Привыкнув к темноте, Парсел посмотрел на жену. Лицо ее осунулось. Стали более явственными морщины на щеках и шее. На лице — выражение обиды, словно она собиралась вот-вот разрыдаться. Парсел попытался выпрямить холодные, окостеневшие, сжатые в кулачки руки. Они не поддавались. Он долго стоял возле кровати. И постепенно ощущение гнетущей пустоты заполнило все его существо. не было ни сил, ни желания о чем-нибудь думать. Да и о чем бы мог он думать? Что вспоминать? Ее бесконечные упреки, они начались чуть ли не в свадебную ночь, — упреки в том, что он ей неверен? Что он женился на ее деньгах? Но ведь она не могла не знать этого. Он никогда не клялся ей в любви. В шутку не раз говорил ей, что она в самый раз сгодилась бы ему в матери. Какая уж тут любовь! А она и вправду норовила ухаживать за ним, как за ребенком. особенно первые годы после замужества. И нанимала частных детективов, которые выслеживали его многочисленных любовниц. Сначала она мучилась. не спала ночи. Плакала. Устраивала сцены. Потом махнула рукой. «Раз их много, этих девок, — утешала она себя, — значит, это не серьезно. лишь бы не одна». Внешне все выглядело пристойно — они бывали на приемах, раутах, коктейлях. Часто принимали у себя. У них росла дочь. Маргарет организовала Парселу предложение баллотироваться в Конгресс от демократов. Он легко победил на выборах. Даже слишком легко; он не знал, что она внесла крупную сумму на текущий счет республиканцев его избирательного округа за эту победу. Затем появилась статейка в одной из желтых газет о его донжуанских похождениях — злая, настораживающая. Его предупредил лидер демократов. И Парсел стал образцовым мужем и семьянином. В Штатах. Он перенес свои развлечения за рубеж. Чтобы как-то оправдать частые поездки за границу, он всерьез занялся изучением международного рынка. Ему повезло раз, два, много раз. теперь он полгода, а то и больше проводил то в Европе, то в Южной Америке.

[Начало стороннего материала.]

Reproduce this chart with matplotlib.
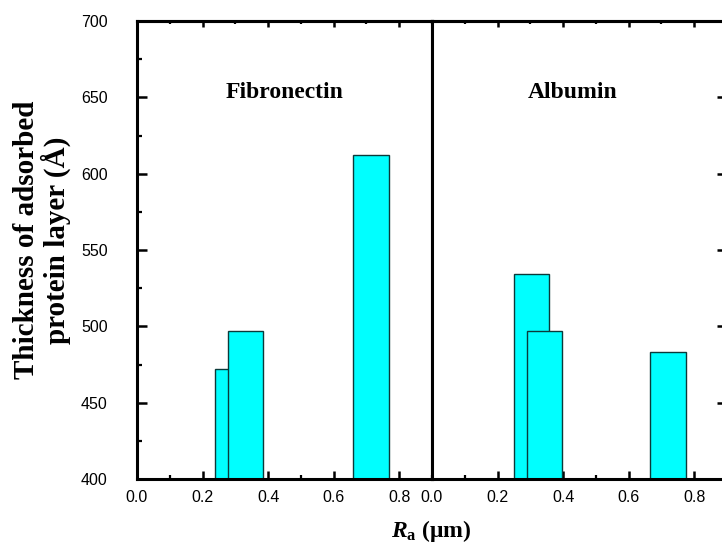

«Любила» не то слово, — Маргарет обожествляла мужа. Выклянчив у него ласку, она оказывалась такой и целомудренной, и страстной, что он на эти мгновения забывал, что с ним в постели старая женщина. Но вспыхивал свет. И он с удивлением разглядывал ее морщины, против которых было бессильно даже искусство мадам Рубинштейн. И неизменно эти нечастые и недолгие встречи с женой вызывали у Джерри чувство брезгливой жалости.
Маргарет все это понимала и невыносимо страдала, проклинала в душе свой возраст, бездарность косметичек. В такие именно минуты увольнялась безо всякого повода подвернувшаяся под руку прислуга, бились старинные саксонские сервизы, щедро угощались пинками любимые пудели и шпицы.